| What is required |
Data follows below. Repeat exactly the lines between the line holding "Rebuild this chart" and the line holding "levels = np.arange(1, 40)", inclusive, and nothing more; drop pictures.

| Data for the task |
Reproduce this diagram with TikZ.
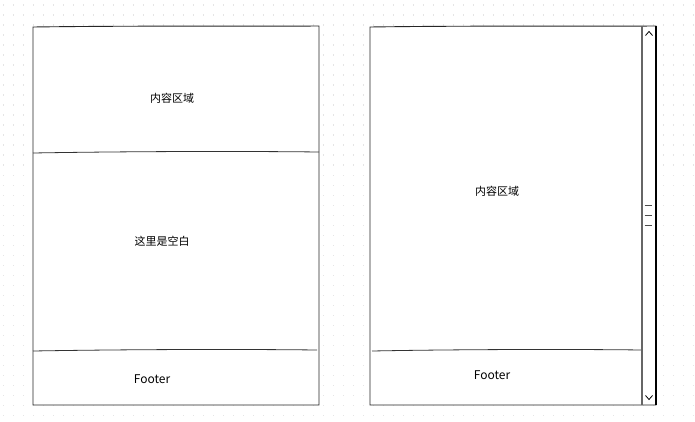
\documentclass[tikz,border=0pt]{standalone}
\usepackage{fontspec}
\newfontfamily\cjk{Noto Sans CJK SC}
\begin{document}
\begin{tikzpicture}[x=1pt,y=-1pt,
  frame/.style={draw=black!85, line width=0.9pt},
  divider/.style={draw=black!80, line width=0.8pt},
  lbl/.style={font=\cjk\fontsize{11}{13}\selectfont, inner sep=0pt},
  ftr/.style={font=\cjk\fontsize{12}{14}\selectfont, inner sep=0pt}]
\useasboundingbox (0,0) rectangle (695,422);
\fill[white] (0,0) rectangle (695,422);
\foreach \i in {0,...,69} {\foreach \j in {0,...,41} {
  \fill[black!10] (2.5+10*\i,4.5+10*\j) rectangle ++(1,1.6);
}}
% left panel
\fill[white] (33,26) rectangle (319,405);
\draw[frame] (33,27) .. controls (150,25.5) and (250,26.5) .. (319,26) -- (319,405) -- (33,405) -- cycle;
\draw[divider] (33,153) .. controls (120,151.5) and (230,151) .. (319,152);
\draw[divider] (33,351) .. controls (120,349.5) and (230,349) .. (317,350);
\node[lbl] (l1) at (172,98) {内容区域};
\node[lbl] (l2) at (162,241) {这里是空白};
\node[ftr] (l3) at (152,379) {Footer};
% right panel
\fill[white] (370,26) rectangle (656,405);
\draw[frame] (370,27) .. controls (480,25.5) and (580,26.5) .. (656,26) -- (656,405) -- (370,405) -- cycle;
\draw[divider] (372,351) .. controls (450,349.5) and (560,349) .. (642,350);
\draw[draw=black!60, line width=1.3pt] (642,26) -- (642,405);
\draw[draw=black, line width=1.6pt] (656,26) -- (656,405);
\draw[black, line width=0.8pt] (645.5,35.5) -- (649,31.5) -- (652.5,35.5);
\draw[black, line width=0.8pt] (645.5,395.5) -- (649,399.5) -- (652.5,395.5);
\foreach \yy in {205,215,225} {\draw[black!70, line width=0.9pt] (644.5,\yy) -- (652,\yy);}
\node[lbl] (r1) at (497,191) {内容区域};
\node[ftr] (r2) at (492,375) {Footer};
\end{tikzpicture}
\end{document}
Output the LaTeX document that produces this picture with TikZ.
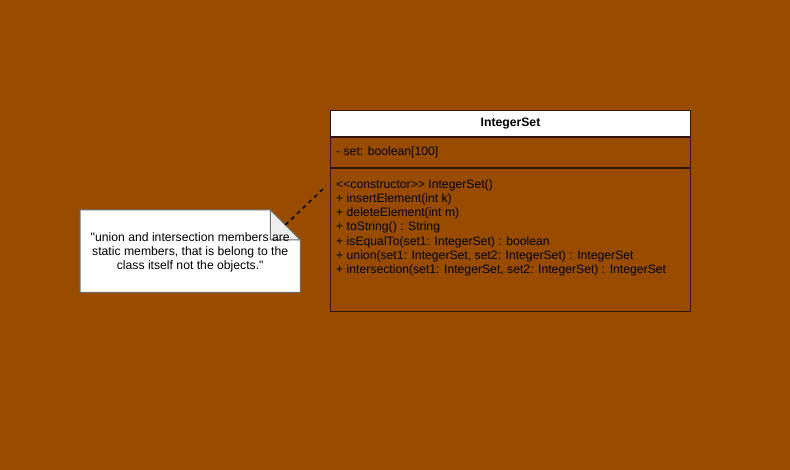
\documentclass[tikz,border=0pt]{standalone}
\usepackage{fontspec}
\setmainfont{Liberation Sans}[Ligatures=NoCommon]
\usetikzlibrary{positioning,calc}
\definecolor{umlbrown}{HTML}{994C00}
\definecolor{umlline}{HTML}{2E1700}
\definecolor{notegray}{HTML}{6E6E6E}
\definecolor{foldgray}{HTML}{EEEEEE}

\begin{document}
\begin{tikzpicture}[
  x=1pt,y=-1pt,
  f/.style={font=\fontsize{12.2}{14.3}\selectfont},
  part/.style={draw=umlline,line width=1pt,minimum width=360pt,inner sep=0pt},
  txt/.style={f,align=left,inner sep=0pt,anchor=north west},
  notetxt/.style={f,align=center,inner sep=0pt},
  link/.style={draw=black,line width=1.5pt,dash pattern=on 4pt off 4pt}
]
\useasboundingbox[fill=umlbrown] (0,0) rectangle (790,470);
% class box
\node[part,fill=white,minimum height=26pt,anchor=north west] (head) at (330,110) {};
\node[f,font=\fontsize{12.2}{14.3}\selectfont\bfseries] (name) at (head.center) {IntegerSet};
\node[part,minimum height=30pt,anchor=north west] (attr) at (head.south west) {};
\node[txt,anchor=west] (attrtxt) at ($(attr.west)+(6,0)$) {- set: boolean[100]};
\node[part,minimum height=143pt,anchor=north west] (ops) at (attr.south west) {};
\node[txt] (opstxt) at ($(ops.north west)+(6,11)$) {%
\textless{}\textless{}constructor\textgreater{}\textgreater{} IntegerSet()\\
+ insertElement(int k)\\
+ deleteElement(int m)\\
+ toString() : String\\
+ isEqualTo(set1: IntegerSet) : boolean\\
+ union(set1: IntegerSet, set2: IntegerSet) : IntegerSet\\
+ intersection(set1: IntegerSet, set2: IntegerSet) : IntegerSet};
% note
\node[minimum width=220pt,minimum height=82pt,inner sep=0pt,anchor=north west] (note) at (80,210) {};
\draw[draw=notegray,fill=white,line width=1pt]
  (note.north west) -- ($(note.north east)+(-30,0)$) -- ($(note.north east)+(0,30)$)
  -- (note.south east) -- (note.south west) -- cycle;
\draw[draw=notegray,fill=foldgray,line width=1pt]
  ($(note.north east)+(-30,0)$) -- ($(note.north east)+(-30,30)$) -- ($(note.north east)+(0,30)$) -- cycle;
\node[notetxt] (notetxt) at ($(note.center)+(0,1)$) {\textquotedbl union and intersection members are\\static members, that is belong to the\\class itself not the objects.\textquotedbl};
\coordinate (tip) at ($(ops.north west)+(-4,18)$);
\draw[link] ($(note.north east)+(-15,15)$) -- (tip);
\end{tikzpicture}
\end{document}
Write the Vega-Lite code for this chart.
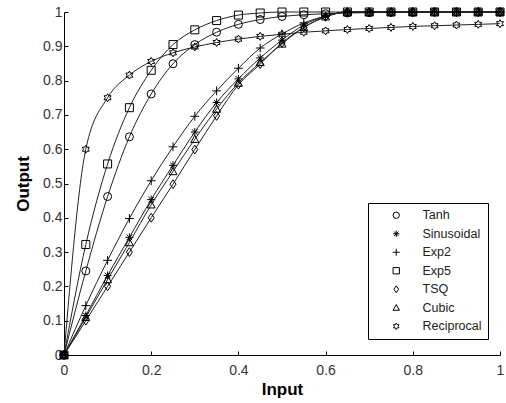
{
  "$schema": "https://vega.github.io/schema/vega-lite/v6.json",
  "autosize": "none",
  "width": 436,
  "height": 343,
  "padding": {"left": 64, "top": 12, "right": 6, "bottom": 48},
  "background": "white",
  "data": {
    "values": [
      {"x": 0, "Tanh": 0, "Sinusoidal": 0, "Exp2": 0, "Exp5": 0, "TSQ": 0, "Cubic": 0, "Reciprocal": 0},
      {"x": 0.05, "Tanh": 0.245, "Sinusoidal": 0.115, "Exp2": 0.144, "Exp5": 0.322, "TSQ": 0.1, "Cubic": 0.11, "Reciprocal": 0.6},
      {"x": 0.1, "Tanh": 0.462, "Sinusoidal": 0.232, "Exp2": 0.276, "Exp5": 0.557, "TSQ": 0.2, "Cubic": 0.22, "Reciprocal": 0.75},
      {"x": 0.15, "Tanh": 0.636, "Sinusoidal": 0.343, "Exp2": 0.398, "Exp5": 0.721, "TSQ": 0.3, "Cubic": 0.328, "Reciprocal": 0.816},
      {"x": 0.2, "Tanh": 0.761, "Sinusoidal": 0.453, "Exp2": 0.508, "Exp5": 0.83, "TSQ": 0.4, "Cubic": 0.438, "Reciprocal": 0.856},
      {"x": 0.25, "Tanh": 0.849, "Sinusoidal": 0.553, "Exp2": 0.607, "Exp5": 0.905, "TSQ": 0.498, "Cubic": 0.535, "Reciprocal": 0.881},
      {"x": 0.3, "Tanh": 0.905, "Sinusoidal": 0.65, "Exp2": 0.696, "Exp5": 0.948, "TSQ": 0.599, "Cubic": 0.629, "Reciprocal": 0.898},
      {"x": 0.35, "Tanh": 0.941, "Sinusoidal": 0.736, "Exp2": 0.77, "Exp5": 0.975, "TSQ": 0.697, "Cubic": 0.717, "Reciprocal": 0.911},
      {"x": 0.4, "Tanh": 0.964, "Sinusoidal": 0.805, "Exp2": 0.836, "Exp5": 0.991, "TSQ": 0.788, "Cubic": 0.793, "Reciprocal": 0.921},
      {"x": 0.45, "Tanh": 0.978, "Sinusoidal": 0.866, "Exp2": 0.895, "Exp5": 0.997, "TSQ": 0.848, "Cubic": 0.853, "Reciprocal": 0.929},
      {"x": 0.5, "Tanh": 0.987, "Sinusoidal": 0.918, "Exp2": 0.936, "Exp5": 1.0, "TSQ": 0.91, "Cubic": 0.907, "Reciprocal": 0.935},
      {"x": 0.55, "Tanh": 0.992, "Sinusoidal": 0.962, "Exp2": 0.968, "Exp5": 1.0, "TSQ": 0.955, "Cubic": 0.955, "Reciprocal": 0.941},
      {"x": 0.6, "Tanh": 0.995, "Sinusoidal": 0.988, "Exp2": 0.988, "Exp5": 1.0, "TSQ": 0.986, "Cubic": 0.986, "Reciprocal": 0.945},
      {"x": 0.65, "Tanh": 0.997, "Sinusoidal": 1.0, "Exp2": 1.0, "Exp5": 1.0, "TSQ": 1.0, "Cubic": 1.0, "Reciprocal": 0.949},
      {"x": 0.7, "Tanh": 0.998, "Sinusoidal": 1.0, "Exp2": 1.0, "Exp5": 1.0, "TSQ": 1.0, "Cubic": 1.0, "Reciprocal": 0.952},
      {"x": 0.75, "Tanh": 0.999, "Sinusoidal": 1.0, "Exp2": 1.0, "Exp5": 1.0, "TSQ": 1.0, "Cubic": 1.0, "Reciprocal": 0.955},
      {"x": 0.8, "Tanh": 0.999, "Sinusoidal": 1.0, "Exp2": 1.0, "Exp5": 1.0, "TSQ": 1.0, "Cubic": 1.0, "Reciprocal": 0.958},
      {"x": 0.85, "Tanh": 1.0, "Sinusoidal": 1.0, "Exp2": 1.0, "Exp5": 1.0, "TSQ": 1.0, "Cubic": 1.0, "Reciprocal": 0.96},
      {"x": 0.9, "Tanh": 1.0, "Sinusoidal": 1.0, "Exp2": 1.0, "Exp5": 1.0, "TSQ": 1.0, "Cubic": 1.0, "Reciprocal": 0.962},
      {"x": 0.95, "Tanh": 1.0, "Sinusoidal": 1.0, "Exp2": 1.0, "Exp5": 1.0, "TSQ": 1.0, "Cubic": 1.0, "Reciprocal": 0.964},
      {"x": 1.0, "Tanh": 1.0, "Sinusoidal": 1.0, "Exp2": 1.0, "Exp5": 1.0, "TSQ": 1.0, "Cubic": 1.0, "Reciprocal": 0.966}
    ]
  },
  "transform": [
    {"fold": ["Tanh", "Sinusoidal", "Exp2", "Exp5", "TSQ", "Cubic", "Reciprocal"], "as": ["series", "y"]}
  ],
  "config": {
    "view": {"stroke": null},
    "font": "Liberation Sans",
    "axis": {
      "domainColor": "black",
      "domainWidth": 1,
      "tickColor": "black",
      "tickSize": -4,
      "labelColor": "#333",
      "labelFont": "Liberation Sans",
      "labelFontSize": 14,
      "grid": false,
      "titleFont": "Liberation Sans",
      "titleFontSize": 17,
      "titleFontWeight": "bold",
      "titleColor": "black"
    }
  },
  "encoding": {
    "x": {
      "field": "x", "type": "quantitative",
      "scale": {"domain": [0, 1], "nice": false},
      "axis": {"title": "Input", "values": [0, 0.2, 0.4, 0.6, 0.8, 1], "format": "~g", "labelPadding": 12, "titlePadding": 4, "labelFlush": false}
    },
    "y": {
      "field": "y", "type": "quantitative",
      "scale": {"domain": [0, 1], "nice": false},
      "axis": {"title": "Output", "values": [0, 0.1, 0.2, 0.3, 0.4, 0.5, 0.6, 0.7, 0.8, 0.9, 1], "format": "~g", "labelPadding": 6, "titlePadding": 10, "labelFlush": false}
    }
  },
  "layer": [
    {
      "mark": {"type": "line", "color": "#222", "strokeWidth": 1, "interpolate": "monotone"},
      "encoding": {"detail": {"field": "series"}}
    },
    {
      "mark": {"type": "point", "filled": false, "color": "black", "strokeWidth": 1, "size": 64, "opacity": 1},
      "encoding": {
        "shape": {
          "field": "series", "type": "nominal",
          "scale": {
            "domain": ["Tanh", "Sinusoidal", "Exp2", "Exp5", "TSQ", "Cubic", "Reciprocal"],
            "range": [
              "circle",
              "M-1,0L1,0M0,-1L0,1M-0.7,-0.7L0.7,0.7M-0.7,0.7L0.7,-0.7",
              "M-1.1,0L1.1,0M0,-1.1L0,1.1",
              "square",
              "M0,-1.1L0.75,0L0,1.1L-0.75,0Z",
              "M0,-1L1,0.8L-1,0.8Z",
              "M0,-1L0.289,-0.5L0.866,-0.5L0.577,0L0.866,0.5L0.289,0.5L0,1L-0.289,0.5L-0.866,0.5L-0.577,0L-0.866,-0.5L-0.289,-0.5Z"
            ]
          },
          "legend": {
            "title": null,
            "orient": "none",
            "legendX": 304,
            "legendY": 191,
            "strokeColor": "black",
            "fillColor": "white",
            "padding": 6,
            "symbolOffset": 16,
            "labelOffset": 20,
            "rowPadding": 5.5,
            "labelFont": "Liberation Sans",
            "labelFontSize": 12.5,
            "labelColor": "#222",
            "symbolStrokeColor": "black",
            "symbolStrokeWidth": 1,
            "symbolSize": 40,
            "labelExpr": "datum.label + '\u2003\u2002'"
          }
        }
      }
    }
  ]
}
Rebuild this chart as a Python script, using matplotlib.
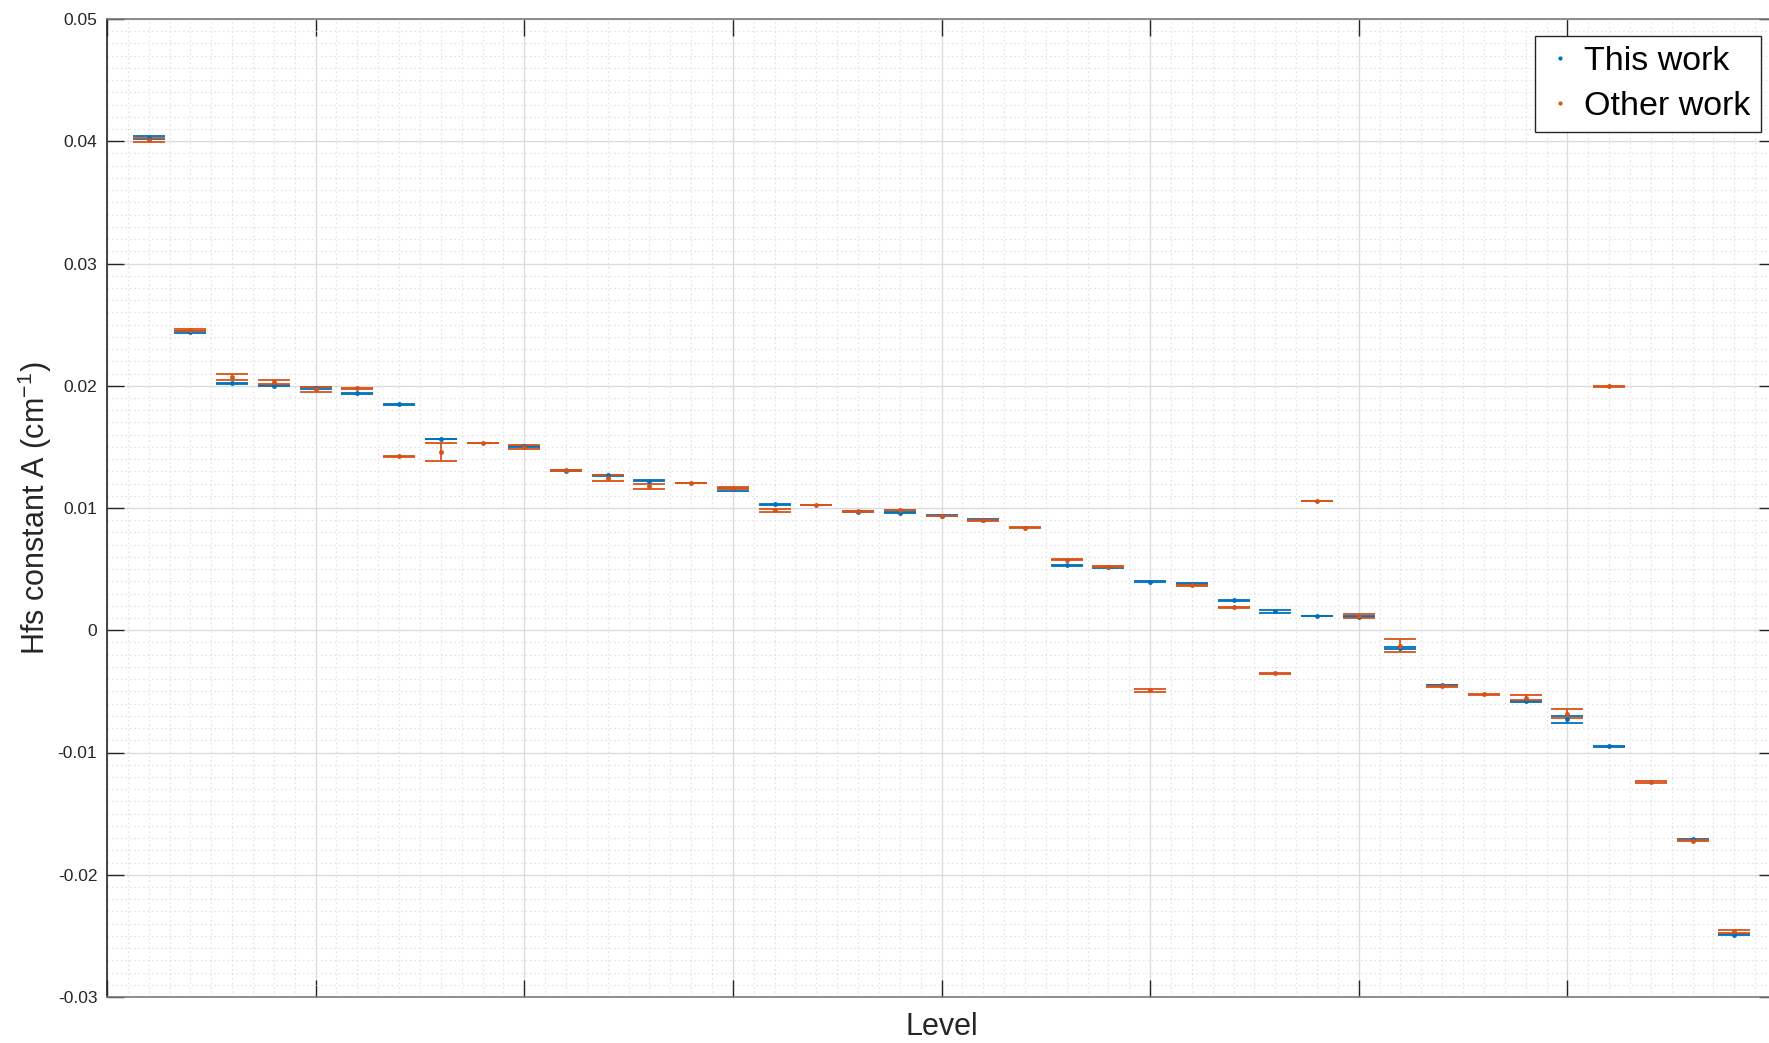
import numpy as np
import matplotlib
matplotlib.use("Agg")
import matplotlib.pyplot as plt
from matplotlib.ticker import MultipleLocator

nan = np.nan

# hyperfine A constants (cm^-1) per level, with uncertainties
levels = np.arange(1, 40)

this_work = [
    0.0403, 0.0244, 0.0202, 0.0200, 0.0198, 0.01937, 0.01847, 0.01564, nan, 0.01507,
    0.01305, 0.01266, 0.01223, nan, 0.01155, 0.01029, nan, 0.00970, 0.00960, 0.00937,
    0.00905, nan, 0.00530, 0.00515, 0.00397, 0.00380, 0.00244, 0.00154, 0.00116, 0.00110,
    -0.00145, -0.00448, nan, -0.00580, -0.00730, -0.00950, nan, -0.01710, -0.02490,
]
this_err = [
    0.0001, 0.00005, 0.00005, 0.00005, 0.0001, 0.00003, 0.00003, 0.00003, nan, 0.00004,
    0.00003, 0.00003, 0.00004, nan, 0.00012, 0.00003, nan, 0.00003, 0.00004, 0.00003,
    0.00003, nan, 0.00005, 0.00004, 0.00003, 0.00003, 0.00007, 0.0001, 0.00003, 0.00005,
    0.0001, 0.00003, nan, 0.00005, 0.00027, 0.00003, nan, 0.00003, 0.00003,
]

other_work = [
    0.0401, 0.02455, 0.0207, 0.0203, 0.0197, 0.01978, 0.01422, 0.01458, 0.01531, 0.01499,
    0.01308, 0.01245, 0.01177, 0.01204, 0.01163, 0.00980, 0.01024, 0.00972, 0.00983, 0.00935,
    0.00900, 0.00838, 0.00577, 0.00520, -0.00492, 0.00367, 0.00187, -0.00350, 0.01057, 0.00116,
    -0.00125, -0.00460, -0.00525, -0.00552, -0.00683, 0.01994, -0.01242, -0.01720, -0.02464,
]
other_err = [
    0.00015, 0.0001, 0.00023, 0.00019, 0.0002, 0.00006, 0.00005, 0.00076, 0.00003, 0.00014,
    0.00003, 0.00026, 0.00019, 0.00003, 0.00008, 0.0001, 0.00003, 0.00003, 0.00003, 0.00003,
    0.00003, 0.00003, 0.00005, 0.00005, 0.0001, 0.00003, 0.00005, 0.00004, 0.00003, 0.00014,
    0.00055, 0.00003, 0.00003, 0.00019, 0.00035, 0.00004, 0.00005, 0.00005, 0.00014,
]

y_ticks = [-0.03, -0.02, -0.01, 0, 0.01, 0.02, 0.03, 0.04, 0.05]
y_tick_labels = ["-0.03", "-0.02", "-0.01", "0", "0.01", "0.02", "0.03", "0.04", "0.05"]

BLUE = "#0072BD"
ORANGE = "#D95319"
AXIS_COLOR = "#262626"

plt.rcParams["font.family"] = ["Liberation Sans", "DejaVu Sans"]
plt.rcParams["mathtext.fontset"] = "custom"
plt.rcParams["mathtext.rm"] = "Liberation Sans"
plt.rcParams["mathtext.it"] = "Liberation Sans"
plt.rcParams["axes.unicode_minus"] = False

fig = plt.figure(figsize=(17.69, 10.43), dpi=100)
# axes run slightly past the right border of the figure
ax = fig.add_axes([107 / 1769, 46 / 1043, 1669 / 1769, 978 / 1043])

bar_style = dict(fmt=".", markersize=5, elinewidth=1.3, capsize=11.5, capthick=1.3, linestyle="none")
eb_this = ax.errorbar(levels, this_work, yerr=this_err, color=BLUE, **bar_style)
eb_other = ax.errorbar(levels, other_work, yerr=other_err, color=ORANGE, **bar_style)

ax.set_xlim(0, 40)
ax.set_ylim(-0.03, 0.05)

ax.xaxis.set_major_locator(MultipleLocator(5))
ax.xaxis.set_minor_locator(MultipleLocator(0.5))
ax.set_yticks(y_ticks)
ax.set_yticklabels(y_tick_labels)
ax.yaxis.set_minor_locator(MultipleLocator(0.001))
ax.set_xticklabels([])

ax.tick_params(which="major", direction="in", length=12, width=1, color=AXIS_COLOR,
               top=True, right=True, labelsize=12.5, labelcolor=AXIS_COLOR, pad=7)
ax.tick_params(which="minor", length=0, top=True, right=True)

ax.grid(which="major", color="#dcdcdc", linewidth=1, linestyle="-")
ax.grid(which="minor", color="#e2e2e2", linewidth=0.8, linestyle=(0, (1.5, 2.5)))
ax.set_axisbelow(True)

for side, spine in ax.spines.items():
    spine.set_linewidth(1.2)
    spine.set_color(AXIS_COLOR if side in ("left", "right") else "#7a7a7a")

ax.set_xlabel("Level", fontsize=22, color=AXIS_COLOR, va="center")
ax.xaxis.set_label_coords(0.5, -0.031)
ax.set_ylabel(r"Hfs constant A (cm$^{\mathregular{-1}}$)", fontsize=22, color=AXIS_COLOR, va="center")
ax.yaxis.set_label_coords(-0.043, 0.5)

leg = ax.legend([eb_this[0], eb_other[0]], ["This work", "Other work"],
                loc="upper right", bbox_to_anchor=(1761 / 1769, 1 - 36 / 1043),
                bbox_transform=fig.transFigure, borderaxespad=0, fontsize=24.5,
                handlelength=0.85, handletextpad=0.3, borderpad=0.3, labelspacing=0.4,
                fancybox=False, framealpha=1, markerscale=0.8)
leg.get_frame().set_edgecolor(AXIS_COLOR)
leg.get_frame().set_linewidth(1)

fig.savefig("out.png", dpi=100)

| Response to the task |
Rebuild this chart as a Python script, using matplotlib.
import numpy as np
import matplotlib
matplotlib.use("Agg")
import matplotlib.pyplot as plt
from matplotlib.ticker import MultipleLocator

nan = np.nan

# hyperfine A constants (cm^-1) per level, with uncertainties
levels = np.arange(1, 40)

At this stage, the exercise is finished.